* Task objective
Pick out all lines with the word "page" from the records that follow.
-- START OF Information shown --
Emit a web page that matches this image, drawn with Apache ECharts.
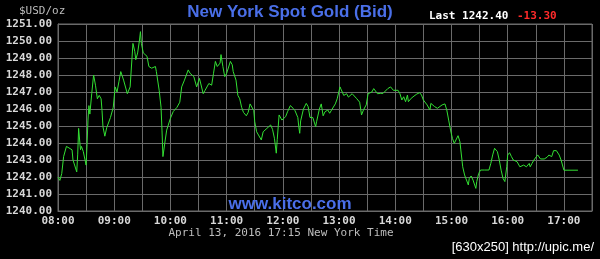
-- END OF Information shown --
-- START OF Information shown --
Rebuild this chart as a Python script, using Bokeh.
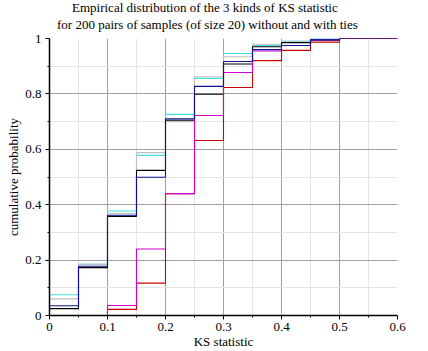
-- END OF Information shown --
-- START OF Information shown --
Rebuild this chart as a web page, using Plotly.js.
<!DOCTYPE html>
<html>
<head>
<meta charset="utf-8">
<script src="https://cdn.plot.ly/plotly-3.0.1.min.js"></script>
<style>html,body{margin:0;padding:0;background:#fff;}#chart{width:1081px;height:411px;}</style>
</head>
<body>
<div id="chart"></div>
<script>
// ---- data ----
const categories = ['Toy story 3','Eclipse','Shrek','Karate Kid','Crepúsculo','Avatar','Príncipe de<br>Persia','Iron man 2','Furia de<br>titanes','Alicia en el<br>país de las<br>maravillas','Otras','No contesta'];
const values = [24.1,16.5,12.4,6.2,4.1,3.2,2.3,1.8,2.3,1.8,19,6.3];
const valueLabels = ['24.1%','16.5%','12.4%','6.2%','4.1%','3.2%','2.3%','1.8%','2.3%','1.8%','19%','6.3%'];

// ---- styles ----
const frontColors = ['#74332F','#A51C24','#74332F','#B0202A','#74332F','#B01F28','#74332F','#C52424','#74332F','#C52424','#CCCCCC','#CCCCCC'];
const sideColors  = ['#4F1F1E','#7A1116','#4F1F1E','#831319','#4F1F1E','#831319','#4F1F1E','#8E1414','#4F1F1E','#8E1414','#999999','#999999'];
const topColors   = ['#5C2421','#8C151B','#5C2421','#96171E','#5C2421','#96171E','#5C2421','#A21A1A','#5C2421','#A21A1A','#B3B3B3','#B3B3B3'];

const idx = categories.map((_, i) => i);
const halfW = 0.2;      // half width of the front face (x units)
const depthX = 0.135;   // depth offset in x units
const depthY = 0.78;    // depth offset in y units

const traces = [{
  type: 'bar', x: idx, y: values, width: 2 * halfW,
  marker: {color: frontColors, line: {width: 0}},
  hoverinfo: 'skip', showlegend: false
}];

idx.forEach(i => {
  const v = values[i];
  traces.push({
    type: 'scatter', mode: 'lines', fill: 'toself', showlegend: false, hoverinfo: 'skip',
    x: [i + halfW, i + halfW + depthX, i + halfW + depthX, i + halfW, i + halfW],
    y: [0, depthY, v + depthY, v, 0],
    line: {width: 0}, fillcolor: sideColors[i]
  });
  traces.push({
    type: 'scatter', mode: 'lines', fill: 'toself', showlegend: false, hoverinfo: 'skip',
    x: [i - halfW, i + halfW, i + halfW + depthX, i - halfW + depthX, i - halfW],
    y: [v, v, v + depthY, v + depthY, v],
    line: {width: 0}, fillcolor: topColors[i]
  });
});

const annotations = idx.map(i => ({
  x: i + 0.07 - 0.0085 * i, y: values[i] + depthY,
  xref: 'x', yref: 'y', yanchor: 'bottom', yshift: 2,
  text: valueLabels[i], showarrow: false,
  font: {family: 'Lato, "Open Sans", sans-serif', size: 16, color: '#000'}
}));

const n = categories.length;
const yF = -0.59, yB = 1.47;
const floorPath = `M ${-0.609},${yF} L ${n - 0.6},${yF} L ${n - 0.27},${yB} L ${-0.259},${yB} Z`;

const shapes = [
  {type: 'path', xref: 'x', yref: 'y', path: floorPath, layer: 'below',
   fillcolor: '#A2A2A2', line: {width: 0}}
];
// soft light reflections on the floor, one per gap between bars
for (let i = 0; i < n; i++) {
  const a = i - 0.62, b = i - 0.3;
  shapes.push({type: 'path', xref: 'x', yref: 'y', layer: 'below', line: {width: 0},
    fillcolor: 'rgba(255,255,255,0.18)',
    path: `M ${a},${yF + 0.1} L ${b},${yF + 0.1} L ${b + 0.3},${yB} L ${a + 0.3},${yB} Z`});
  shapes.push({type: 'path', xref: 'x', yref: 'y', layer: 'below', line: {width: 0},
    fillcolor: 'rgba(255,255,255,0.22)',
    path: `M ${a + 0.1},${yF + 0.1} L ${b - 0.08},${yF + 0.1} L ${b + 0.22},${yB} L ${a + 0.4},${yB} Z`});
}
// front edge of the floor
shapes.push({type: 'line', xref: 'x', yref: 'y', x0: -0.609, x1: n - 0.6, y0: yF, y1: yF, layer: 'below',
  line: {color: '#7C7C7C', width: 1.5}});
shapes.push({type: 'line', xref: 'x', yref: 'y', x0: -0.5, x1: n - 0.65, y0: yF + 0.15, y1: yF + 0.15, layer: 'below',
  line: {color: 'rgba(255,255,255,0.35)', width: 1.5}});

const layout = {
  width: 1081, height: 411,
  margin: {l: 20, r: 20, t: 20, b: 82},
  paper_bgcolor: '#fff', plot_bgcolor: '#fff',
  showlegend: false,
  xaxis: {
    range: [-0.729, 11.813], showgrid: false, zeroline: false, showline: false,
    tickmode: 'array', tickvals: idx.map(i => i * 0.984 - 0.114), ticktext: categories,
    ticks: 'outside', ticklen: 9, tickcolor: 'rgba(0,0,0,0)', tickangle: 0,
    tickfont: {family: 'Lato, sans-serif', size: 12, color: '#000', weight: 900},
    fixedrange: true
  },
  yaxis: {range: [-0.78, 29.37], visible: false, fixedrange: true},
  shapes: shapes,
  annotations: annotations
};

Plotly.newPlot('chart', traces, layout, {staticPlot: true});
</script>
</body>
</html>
-- END OF Information shown --
* Correct answer
Emit a web page that matches this image, drawn with Apache ECharts.
Rebuild this chart as a web page, using Plotly.js.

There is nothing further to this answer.